Hundreds of other members of the fugitive Jordanian's terror network also have been captured and killed as coalition and Iraqi forces continue to degrade his organization, the statement from Multinational Force Iraq headquarters said.
Coalition forces just missed capturing Zarqawi during a raid on Feb. 20, the statement noted. The raid occurred between Hit and Haditha near the Euphrates River.
Zarqawi was able to escape capture as coalition forces closed in on his vehicle. But Zarqawi's driver, Abu Usama, was captured during the raid.
"Zarqawi became hysterical," the driver told interrogators. "Zarqawi did not know where he was, because he demanded repeatedly 'Who lives in this area? What sub-tribe is here?'"

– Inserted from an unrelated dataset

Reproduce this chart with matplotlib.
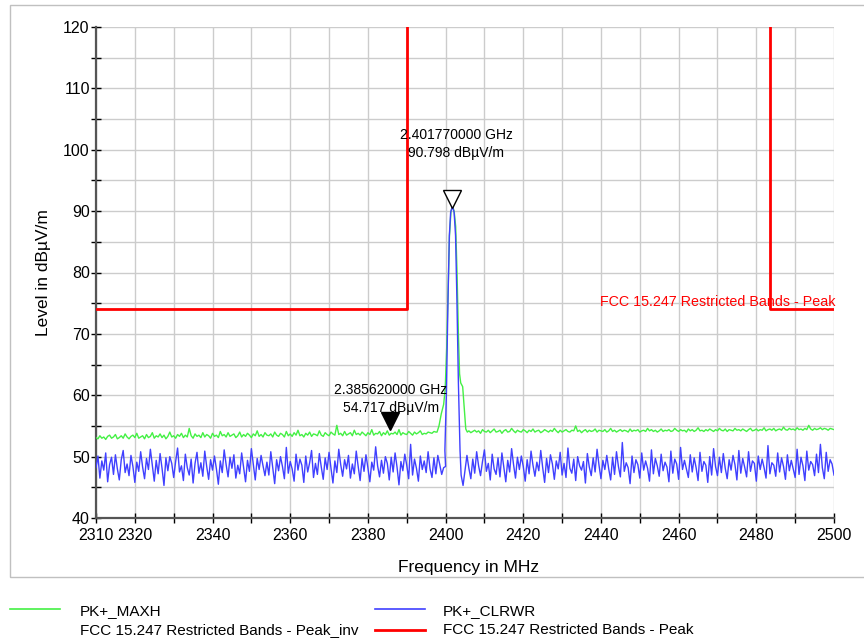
import numpy as np
import matplotlib
matplotlib.use("Agg")
import matplotlib.pyplot as plt
from matplotlib.lines import Line2D
from matplotlib.patches import Rectangle
from matplotlib import transforms

plt.rcParams['font.family'] = ['Liberation Sans', 'DejaVu Sans']

# ---- data ----
# PK+_CLRWR (blue) noise below the carrier, 2310 .. 2399.5 MHz, 0.5 MHz step
clrwr_left = [
    48.2, 50.1, 46.5, 49.3, 47.8, 50.6, 45.9, 48.7, 49.9, 47.1,
    50.3, 48.0, 46.2, 49.5, 51.0, 47.4, 48.8, 46.9, 50.2, 48.4,
    45.8, 49.1, 47.6, 50.8, 48.3, 46.4, 49.7, 47.9, 51.2, 48.6,
    46.0, 49.4, 47.2, 50.5, 48.1, 45.3, 49.8, 47.7, 50.0, 48.9,
    46.6, 49.2, 51.4, 47.5, 48.5, 46.1, 50.4, 48.2, 47.0, 49.6,
    45.7, 48.9, 50.7, 47.3, 49.0, 46.8, 50.9, 48.4, 46.3, 49.5,
    47.8, 50.1, 48.0, 45.5, 49.3, 47.4, 51.1, 48.7, 46.7, 49.9,
    48.1, 50.3, 46.5, 48.6, 47.2, 50.6, 48.3, 45.9, 49.4, 47.6,
    51.3, 48.8, 46.2, 49.7, 47.9, 50.2, 48.5, 46.9, 49.1, 47.0,
    50.8, 48.2, 45.6, 49.5, 47.7, 50.0, 48.4, 46.4, 51.5, 47.3,
    49.2, 48.0, 46.0, 50.4, 47.8, 49.6, 48.6, 45.8, 50.1, 47.5,
    49.0, 51.0, 46.6, 48.9, 47.1, 50.5, 48.3, 46.3, 49.8, 47.9,
    50.7, 48.1, 45.7, 49.3, 47.4, 51.2, 48.7, 46.8, 49.5, 48.0,
    50.2, 46.5, 48.8, 47.2, 50.9, 48.4, 46.1, 49.7, 47.6, 50.3,
    48.2, 45.9, 49.1, 47.8, 51.6, 48.5, 46.7, 49.4, 47.3, 50.0,
    48.9, 46.2, 49.9, 47.5, 50.6, 48.3, 45.4, 49.2, 47.7, 50.4,
    48.6, 46.4, 52.0, 47.0, 49.6, 48.1, 46.0, 50.1, 47.9, 49.3,
    47.4, 50.8, 48.0, 46.6, 49.8, 47.2, 50.2, 48.7, 47.1, 48.2,
    48.4,
]
# carrier of the blue trace
clrwr_peak_freq = [2399.82, 2400.2, 2400.62, 2400.97, 2401.3, 2401.77,
                   2402.2, 2402.57, 2402.92, 2403.3, 2403.72, 2404.0]
clrwr_peak_level = [51.0, 60.0, 75.5, 86.0, 89.8, 90.8,
                    89.8, 86.0, 75.5, 62.0, 51.0, 47.0]
# blue noise above the carrier, 2404.5 .. 2500 MHz, 0.5 MHz step
clrwr_right = [
    45.3, 47.8, 50.2, 48.1, 46.4, 49.6, 47.3, 50.8, 48.5, 46.9,
    49.2, 51.1, 47.6, 48.9, 46.2, 50.4, 48.0, 47.1, 49.8, 46.7,
    50.6, 48.3, 45.9, 49.4, 47.5, 51.3, 48.7, 46.5, 49.9, 47.9,
    50.1, 48.4, 46.0, 49.5, 47.2, 50.9, 48.6, 46.8, 49.1, 47.7,
    51.0, 48.2, 45.8, 49.7, 47.4, 50.3, 48.8, 46.3, 49.3, 48.0,
    50.7, 47.0, 48.9, 46.6, 51.4, 48.1, 47.3, 49.6, 46.1, 50.0,
    48.5, 47.8, 49.2, 45.7, 50.5, 48.3, 46.9, 49.8, 47.5, 51.2,
    48.6, 46.4, 49.4, 47.9, 50.2, 48.0, 46.2, 49.9, 47.1, 50.8,
    48.4, 46.7, 52.3, 47.6, 49.0, 48.2, 45.6, 50.1, 47.4, 49.5,
    48.7, 46.5, 50.6, 47.8, 49.3, 48.1, 46.0, 51.1, 47.2, 49.7,
    48.5, 46.8, 50.4, 47.7, 49.1, 48.3, 45.9, 50.9, 47.3, 49.6,
    48.8, 46.3, 51.5, 47.9, 49.4, 48.0, 46.6, 50.3, 47.5, 49.8,
    48.2, 46.1, 50.7, 47.6, 49.2, 48.6, 45.8, 50.0, 47.0, 51.3,
    48.4, 46.9, 49.9, 47.4, 50.5, 48.1, 46.4, 49.5, 47.8, 50.2,
    48.7, 46.2, 51.0, 47.3, 49.7, 48.3, 46.7, 50.8, 47.6, 49.3,
    48.9, 46.0, 50.1, 47.9, 49.6, 48.2, 46.5, 51.8, 47.2, 49.0,
    48.6, 46.8, 50.6, 47.5, 49.8, 48.4, 46.3, 50.3, 47.7, 49.4,
    48.0, 46.6, 51.2, 47.1, 49.9, 48.5, 46.1, 50.9, 47.8, 49.2,
    48.7, 46.9, 50.4, 47.4, 52.0, 48.2, 46.4, 50.7, 47.6, 49.5,
    48.8, 47.0,
]

# PK+_MAXH (green) below the carrier, 2310 .. 2397.5 MHz, 0.5 MHz step
maxh_left = [
    53.1, 52.9, 53.4, 53.0, 53.2, 52.8, 53.3, 53.5, 53.0, 53.2,
    53.6, 52.9, 53.1, 53.4, 53.0, 53.7, 53.2, 52.9, 53.3, 53.5,
    53.1, 53.8, 53.0, 53.2, 53.4, 52.9, 53.6, 53.1, 53.3, 53.9,
    53.0, 53.4, 53.2, 53.7, 53.1, 53.5, 52.9, 53.3, 54.0, 53.2,
    53.4, 53.0, 53.6, 53.3, 53.8, 53.1, 53.5, 53.2, 54.6, 53.4,
    53.0, 53.7, 53.3, 53.5, 53.1, 53.9, 53.2, 53.6, 53.4, 53.0,
    53.8, 53.3, 53.5, 53.1, 54.1, 53.4, 53.6, 53.2, 53.9, 53.3,
    53.5, 53.7, 53.1, 53.4, 54.0, 53.2, 53.6, 53.3, 53.8, 53.5,
    53.1, 53.7, 53.4, 54.2, 53.3, 53.6, 53.2, 53.9, 53.5, 53.4,
    53.7, 53.2, 54.0, 53.5, 53.3, 53.8, 53.6, 53.2, 54.1, 53.4,
    53.7, 53.3, 53.9, 53.5, 54.3, 53.4, 53.6, 53.2, 53.8, 53.5,
    54.0, 53.3, 53.7, 53.6, 53.4, 54.2, 53.5, 53.3, 53.9, 53.6,
    53.4, 54.0, 53.7, 53.5, 55.1, 53.6, 53.8, 53.4, 54.1, 53.5,
    53.7, 53.9, 53.4, 54.3, 53.6, 53.8, 53.5, 54.0, 53.7, 53.4,
    53.9, 53.6, 54.4, 53.5, 53.8, 53.7, 54.1, 53.4, 53.9, 53.6,
    54.2, 53.5, 53.8, 53.7, 54.0, 53.6, 54.4, 53.5, 53.9, 53.7,
    53.6, 54.1, 53.8, 53.5, 54.0, 53.7, 53.9, 54.2, 53.6, 53.8,
    53.7, 54.0, 53.9, 53.8, 54.1, 54.0,
]
maxh_peak_freq = [2397.8, 2398.3, 2398.9, 2399.5, 2399.9, 2400.3, 2400.7,
                  2401.0, 2401.4, 2401.77, 2402.2, 2402.6, 2402.95, 2403.3,
                  2403.6, 2403.9, 2404.4, 2404.8, 2405.2, 2405.6]
maxh_peak_level = [54.0, 55.0, 57.0, 58.5, 61.0, 68.0, 78.0,
                   86.0, 90.0, 90.8, 90.0, 87.5, 80.0, 70.0,
                   63.5, 62.0, 61.4, 58.0, 54.5, 54.0]
# green above the carrier, 2406 .. 2500 MHz, 0.5 MHz step
maxh_right = [
    54.2, 53.9, 54.1, 54.3, 54.0, 54.2, 53.8, 54.4, 54.1, 54.0,
    54.3, 53.9, 54.2, 54.5, 54.0, 54.1, 54.3, 53.8, 54.2, 54.4,
    54.0, 54.1, 54.6, 54.2, 53.9, 54.3, 54.1, 54.0, 54.4, 54.2,
    53.9, 54.3, 54.1, 54.5, 54.0, 54.2, 54.3, 53.9, 54.1, 54.4,
    54.2, 54.0, 54.3, 54.1, 54.6, 54.2, 53.9, 54.3, 54.0, 54.2,
    54.4, 54.1, 54.0, 54.3, 54.2, 55.0, 54.1, 54.3, 53.9, 54.2,
    54.4, 54.0, 54.3, 54.1, 54.2, 54.5, 54.0, 54.3, 54.2, 54.1,
    54.4, 54.0, 54.2, 54.6, 54.1, 54.3, 54.0, 54.2, 54.4, 54.1,
    54.3, 54.2, 54.0, 54.5, 54.1, 54.3, 54.2, 54.4, 54.0, 54.2,
    54.3, 54.1, 54.6, 54.2, 54.4, 54.1, 54.3, 54.0, 54.2, 54.5,
    54.1, 54.3, 54.2, 54.4, 54.1, 54.2, 54.6, 54.3, 54.1, 54.4,
    54.2, 54.3, 54.0, 54.5, 54.2, 54.4, 54.1, 54.3, 54.7, 54.2,
    54.3, 54.1, 54.4, 54.2, 54.5, 54.3, 54.1, 54.4, 54.2, 54.6,
    54.3, 54.2, 54.5, 54.1, 54.4, 54.3, 54.2, 54.6, 54.3, 54.4,
    54.2, 54.5, 54.3, 54.1, 54.4, 54.6, 54.2, 54.3, 54.5, 54.2,
    54.4, 54.3, 54.7, 54.2, 54.4, 54.5, 54.3, 54.6, 54.2, 54.4,
    54.5, 54.3, 54.8, 54.4, 54.3, 54.6, 54.4, 54.5, 54.3, 54.7,
    54.4, 54.5, 54.3, 54.6, 54.4, 55.1, 54.5, 54.3, 54.6, 54.4,
    54.5, 54.7, 54.4, 54.6, 54.5, 54.3, 54.6, 54.5, 54.4,
]

# FCC 15.247 restricted band limit (peak)
limit1_freq = [2310, 2390, 2390]
limit1_level = [74, 74, 120]
limit2_freq = [2483.5, 2483.5, 2500]
limit2_level = [120, 74, 74]

# markers
m1_freq, m1_level = 2401.77, 90.798
m2_freq, m2_level = 2385.62, 54.717

x_ticks = list(range(2310, 2501, 10))
x_labels = [str(t) if (t == 2310 or t % 20 == 0) else "" for t in x_ticks]

# ---- assemble traces ----
f_cl_left = np.linspace(2310, 2400, len(clrwr_left))
f_cl_right = np.linspace(2404.5, 2500, len(clrwr_right))
clrwr_f = np.concatenate([f_cl_left, clrwr_peak_freq, f_cl_right])
clrwr_l = np.concatenate([clrwr_left, clrwr_peak_level, clrwr_right])

f_mx_left = np.linspace(2310, 2397.5, len(maxh_left))
f_mx_right = np.linspace(2406, 2500, len(maxh_right))
maxh_f = np.concatenate([f_mx_left, maxh_peak_freq, f_mx_right])
maxh_l = np.concatenate([maxh_left, maxh_peak_level, maxh_right])

green = "#44f044"
blue = "#4040ff"

fig = plt.figure(figsize=(8.64, 6.43), dpi=100)
ax = fig.add_axes([96 / 864, 1 - 518 / 643, 738 / 864, 491 / 643])

# outer frame
fig.add_artist(Rectangle((10 / 864, 1 - 577 / 643), 1.0, 572 / 643,
                         transform=fig.transFigure, fill=False,
                         edgecolor="#c0c0c0", linewidth=1))

ax.plot(maxh_f, maxh_l, color=green, linewidth=1, zorder=3)
ax.plot(clrwr_f, clrwr_l, color=blue, linewidth=1, zorder=4)
ax.plot(limit1_freq, limit1_level, color="red", linewidth=2, zorder=5)
ax.plot(limit2_freq, limit2_level, color="red", linewidth=2, zorder=5)

ax.set_xlim(2310, 2500)
ax.set_ylim(40, 120)

ax.set_xticks(x_ticks)
ax.set_xticklabels(x_labels)
ax.set_yticks(range(40, 121, 10))
ax.set_yticks(range(45, 120, 10), minor=True)
ax.tick_params(axis="both", which="both", direction="inout", length=7,
               width=1, color="black", labelsize=11.5, pad=1)
ax.tick_params(axis="x", pad=4)

ax.grid(True, which="both", color="#cccccc", linewidth=1)
ax.set_axisbelow(True)
for s in ["top", "right"]:
    ax.spines[s].set_visible(False)
for s in ["left", "bottom"]:
    ax.spines[s].set_color("#555555")
    ax.spines[s].set_linewidth(1.6)

ax.set_xlabel("Frequency in MHz", fontsize=12.5)
ax.set_ylabel("Level in dBµV/m", fontsize=12.5)
ax.xaxis.set_label_coords(0.505, -0.086)
ax.yaxis.set_label_coords(-0.061, 0.5)

# markers
up = transforms.offset_copy(ax.transData, fig=fig, x=0, y=7, units="dots")
ax.plot([m1_freq], [m1_level], marker="v", markersize=13, markerfacecolor="white",
        markeredgecolor="black", markeredgewidth=1, transform=up, zorder=6, clip_on=False)
ax.plot([m2_freq], [m2_level], marker="v", markersize=13, color="black",
        transform=up, zorder=6, clip_on=False)
ax.annotate(f"{m1_freq / 1000:.9f} GHz\n{m1_level:.3f} dBµV/m",
            xy=(m1_freq, m1_level), xytext=(4, 46), textcoords="offset pixels",
            ha="center", va="bottom", fontsize=10, linespacing=1.35, zorder=7)
ax.annotate(f"{m2_freq / 1000:.9f} GHz\n{m2_level:.3f} dBµV/m",
            xy=(m2_freq, m2_level), xytext=(1, 13), textcoords="offset pixels",
            ha="center", va="bottom", fontsize=10, linespacing=1.35, zorder=7)

ax.text(2439.8, 75.2, "FCC 15.247 Restricted Bands - Peak", color="red",
        fontsize=10.3, ha="left", va="center", zorder=7)

# legend below the plot
def fx(px):
    return px / 864

def fy(py):
    return 1 - py / 643

fig.add_artist(Line2D([fx(10), fx(60)], [fy(609), fy(609)], color=green, linewidth=1.2))
fig.add_artist(Line2D([fx(375), fx(425)], [fy(609), fy(609)], color=blue, linewidth=1.2))
fig.add_artist(Line2D([fx(375), fx(425)], [fy(630), fy(630)], color="red", linewidth=2))
fig.text(fx(80), fy(611), "PK+_MAXH", fontsize=11, va="center")
fig.text(fx(80), fy(630), "FCC 15.247 Restricted Bands - Peak_inv", fontsize=11, va="center")
fig.text(fx(443), fy(611), "PK+_CLRWR", fontsize=11, va="center")
fig.text(fx(443), fy(630), "FCC 15.247 Restricted Bands - Peak", fontsize=11, va="center")

fig.savefig("out.png", dpi=100)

Usama said Zarqawi then quickly grabbed his American-made rifle with one magazine and an unknown amount of U.S. dollars and escaped. He left behind his computer, pistols and more ammunition, which were all seized in the raid. Officials believe Zarqawi went back to Haditha and hid with members of local tribes who continue to provide him support and sanctuary, the MNFI statement said.
Top leaders of Zarqawi's network either captured or killed include terror-cell leaders, propaganda chiefs, bomb makers, drivers and other key lieutenants. The degradation of the Zarqawi terrorist network in Mosul, Baghdad and western Iraq significantly impaired the network's effectiveness in targeting Iraqis and coalition forces in February and March, the statement said, and also impeded his ability to move around and communicate freely.
Lately, in what officials said are attempts to demonstrate control, Zarqawi's network continues to detonate car bombs that are claiming the lives of Iraqi citizens. Officials said he relies on incomplete stories and sensational footage to garner publicity for his terrorist network.
"Although Zarqawi's network has been diminished, his followers can still muster forces for attacks," said Col. Don Alston, MNFI spokesman. "While these attacks have targeted (Iraqi security forces), coalition forces and Iraqi citizens, they have resulted most often in killing numerous innocent Iraqi civilians."
Zarqawi relies on one terrorist commander in particular, Abu Talha of Mosul. Talha and his henchmen are responsible for the murders of hundreds of innocent Iraqi civilians, the MNFI statement said.
This most-wanted terrorist in Mosul has further separated himself from what many Iraqis believed to be a jihad, or holy war, by resorting to stealing cars from the local population and continuing to conduct kidnappings to fund other terrorist activities, the statement added. Some key leaders formerly within the network and some associated with Talha have become disenchanted and disgusted, the statement said, because what they believed to be a holy war actually consists of acts of murder, theft and extortion.
One detainee said the network in Mosul has degraded to the point where Talha is receiving less funding from sources outside of Iraq and has to rely on theft, kidnapping and extortion to support terrorism and continue to rule Mosul by fear, officials said, and many are coming to the realization that Zarqawi's tactics are no different. Captured members of the network indicate they had become disheartened by the criminal activities being carried out by the organization.
An April 28 raid yielded a letter written by terrorist Abu Asim al-Qusaymi al-Yemeni. Analysts believe the letter, dated April 27, was meant for Zarqawi. Though the letter praises Zarqawi for being "a thorn in the mouth of the Americans," its main thrust addresses low morale, weakening support for the war against America, and the incompetence of many terrorist leaders operating in Iraq.
"Zarqawi represents the worst aspects of the insurgency," said Alston. "He's a foreign terrorist in Iraq, killing innocent Iraqis, and trying to delay them from their chosen destiny."